Formal placement is one of the most traumatic experiences a child can encounter. If youth must be placed in the child welfare system, their well-being is served by placing them with kin. Yet, of the almost 25,000 children served in the foster care system in 2019 in Pennsylvania, only 38% were placed in a kinship home. While Pennsylvania’s rate is slightly higher than the national average of 32%, most children go to live with strangers or in congregate care settings such as group homes or institutions.  Addressing the barriers to placing children with kin is essential to ensuring child wellbeing and permanency. Outdated regulatory practice and guidance that has not kept pace with the evolution of policy often leads to discriminatory decision making. Caregivers must be conditionally approved as a kinship caregiver by the county child welfare agency in order to be a formal placement resource and to be licensed. Caregivers can be denied due to historical structural and institutional racist policies, including allowing personal bias of caseworkers in decision making. Our policies leave too much discretion and subjectivity and do not include factors that are adequately defined and protect against bias. Currently, kin can be denied for reasons that may have nothing to do with the capacity to care for the child. We need to find ways of eliminating unnecessary and unlawful barriers to kin being approved and licensed.

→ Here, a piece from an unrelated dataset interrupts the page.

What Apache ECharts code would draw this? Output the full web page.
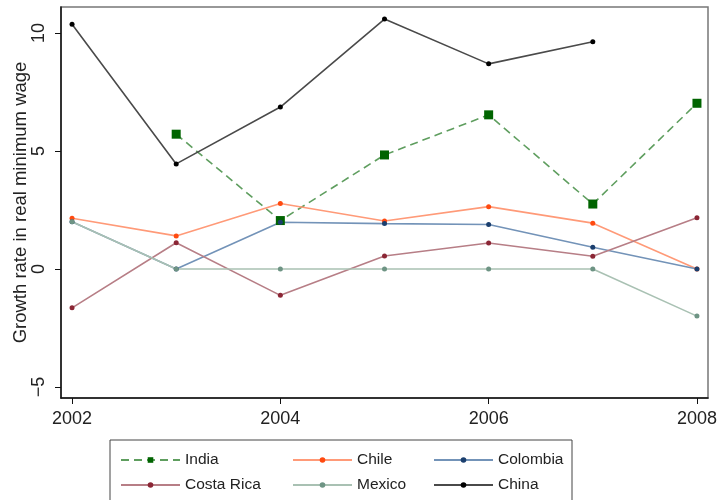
<!DOCTYPE html>
<html>
<head>
<meta charset="utf-8">
<script src="https://cdn.jsdelivr.net/npm/echarts@6/dist/echarts.min.js"></script>
<style>
  html, body { margin: 0; padding: 0; background: #fff; }
  #chart { width: 719px; height: 500px; }
</style>
</head>
<body>
<div id="chart"></div>
<script>
// years on the x axis
const years = [2002, 2003, 2004, 2005, 2006, 2007, 2008];
// growth rate in real minimum wage, per country (null = no data)
const india = [null, 5.71, 2.05, 4.83, 6.53, 2.75, 7.02];
const chile = [2.15, 1.40, 2.77, 2.03, 2.64, 1.94, 0];
const colombia = [2.0, 0, 1.98, 1.92, 1.88, 0.92, 0];
const costaRica = [-1.65, 1.11, -1.12, 0.55, 1.10, 0.54, 2.17];
const mexico = [2.0, 0, 0, 0, 0, 0, -2.0];
const china = [10.37, 4.45, 6.86, 10.59, 8.69, 9.63, null];
// tick labels
const xTicks = [2002, 2004, 2006, 2008];
const yTicks = [-5, 0, 5, 10];

const font = 'Liberation Sans';
const pairs = arr => years.map((y, i) => [y, arr[i]]);

//一條國家線的設定
function line(name, data, lineColor, dotColor, opts) {
    return Object.assign({
        name: name,
        type: 'line',
        data: pairs(data),
        symbol: 'circle',
        symbolSize: 5,
        connectNulls: false,
        lineStyle: { color: lineColor, width: 1.6 },
        itemStyle: { color: dotColor },
        emphasis: { disabled: true },
        animation: false
    }, opts || {});
}

const myChart = echarts.init(document.getElementById('chart'));

//圖例: 每個項目一個, 排成兩列三欄
function legendItem(left, top, name) {
    return {
        left: left,
        top: top,
        itemWidth: 59,
        itemHeight: 7,
        data: [name],
        textStyle: { fontFamily: font, fontSize: 15.5, color: '#222' }
    };
}

myChart.setOption({
    animation: false,
    grid: {
        left: 61, right: 11, top: 7, bottom: 102,
        outerBoundsMode: 'none',
        containLabel: false,
        show: true, borderColor: '#777', borderWidth: 1.5
    },
    xAxis: {
        type: 'value',
        min: 2001.894,
        max: 2008.106,
        axisLine: { show: true, onZero: false, lineStyle: { color: '#111', width: 1.5 } },
        axisTick: { show: true, length: 6, customValues: xTicks, lineStyle: { color: '#111' } },
        axisLabel: {
            customValues: xTicks, margin: 12,
            fontFamily: font, fontSize: 18, color: '#222',
            formatter: v => String(v)
        },
        splitLine: { show: false }
    },
    yAxis: {
        type: 'value',
        min: -5.47,
        max: 11.1,
        name: 'Growth rate in real minimum wage',
        nameLocation: 'middle',
        nameGap: 31,
        nameMoveOverlap: false,
        nameTextStyle: { fontFamily: font, fontSize: 18.5, color: '#222' },
        axisLine: { show: true, onZero: false, lineStyle: { color: '#111', width: 1.5 } },
        axisTick: { show: true, length: 6, customValues: yTicks, lineStyle: { color: '#111' } },
        axisLabel: {
            customValues: yTicks, rotate: 90, margin: 13,
            fontFamily: font, fontSize: 18, color: '#222',
            formatter: v => (v < 0 ? '\u2212' + Math.abs(v) : String(v))
        },
        splitLine: { show: false }
    },
    legend: [
        legendItem(115, 447, 'India'),
        legendItem(287, 447, 'Chile'),
        legendItem(428, 447, 'Colombia'),
        legendItem(115, 472, 'Costa Rica'),
        legendItem(287, 472, 'Mexico'),
        legendItem(428, 472, 'China')
    ],
    graphic: [{
        type: 'rect',
        shape: { x: 110, y: 440, width: 462, height: 70 },
        style: { fill: 'none', stroke: '#444', lineWidth: 1 },
        silent: true
    }],
    series: [
        line('India', india, '#5f9e5f', '#006400', {
            symbol: 'rect', symbolSize: 9,
            lineStyle: { color: '#5f9e5f', width: 1.6, type: [8, 5] }
        }),
        line('Chile', chile, '#ff9a78', '#ff4a10'),
        line('Colombia', colombia, '#7393b8', '#1b3f6e'),
        line('Costa Rica', costaRica, '#b77e86', '#8b2635'),
        line('Mexico', mexico, '#a9c1b3', '#6e9484'),
        line('China', china, '#4a4a4a', '#000000')
    ]
});
</script>
</body>
</html>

In honor of National Kinship Caregiver Month, Community Legal Services, Juvenile Law Center, and Pennsylvania Partnerships for Children, along with our colleagues, will use this blog series as an opportunity to openly discuss and elevate challenges in our system that prevent the preservation of family connections and placement with kin. Some of these issues include older youth needs for kin connections, attorney representation to preserve families, support of kinship care to promote race equity, and recommendations to improve practices. It is also critical that we listen to the children, youth, and families who have these lived experiences as we uplift these issues. We will explore some of these issues in this series and hope they will spark conversation and efforts for reform and innovation.